Do not ask this question to an Ada programmer: we are the hard-core of strong typing :-) :-)

Seriously, as many said, correctness is a big plus of strong typing. I say strong typing and not just typing since C, for example, is typed but not strongly (it converts silently between integer/pointers/chars/float/...). In a strongly typed instead no conversions are done by default and mixing different types by mistake is impossible.

Few years ago I wrote a program that made a .dot graph starting from Ada code, showing the dependence among packages. The code uses both package names and the names of the files that contain the package. Initially I used String for both of them, but I discovered that I was keeping mixing them (passing a filename when a package name was expected).

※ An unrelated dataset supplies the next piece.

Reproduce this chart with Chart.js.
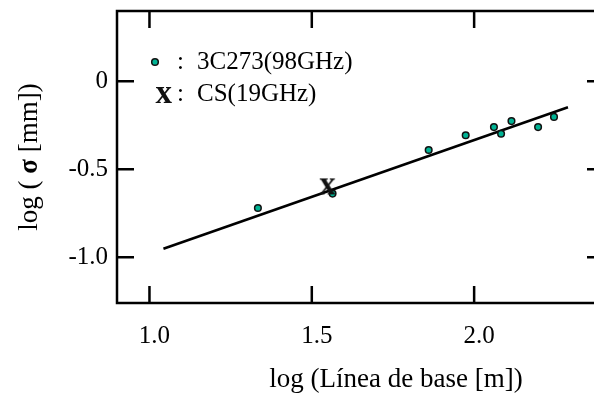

The solution was very simple: I just defined

type Filename is new String;
type Package_Name is new String;

and the compiler prevented me from mixing them. A good portion of potential bugs never made beyond the compilation stage.

Of course, strong typing reduces a bit the flexibility in your code. In languages like Matlab or Rudy variable can change value type dynamically and you can call procedures with any type of parameter you want. Indeed, because of this, I find this kind of languages a good choice for short or "short lived" fast-and-dirty software: you write it in little time and it does the work you wanted. If it is short lived, you do not care about maintainability, if it is short, it is quite easy to master it anyway.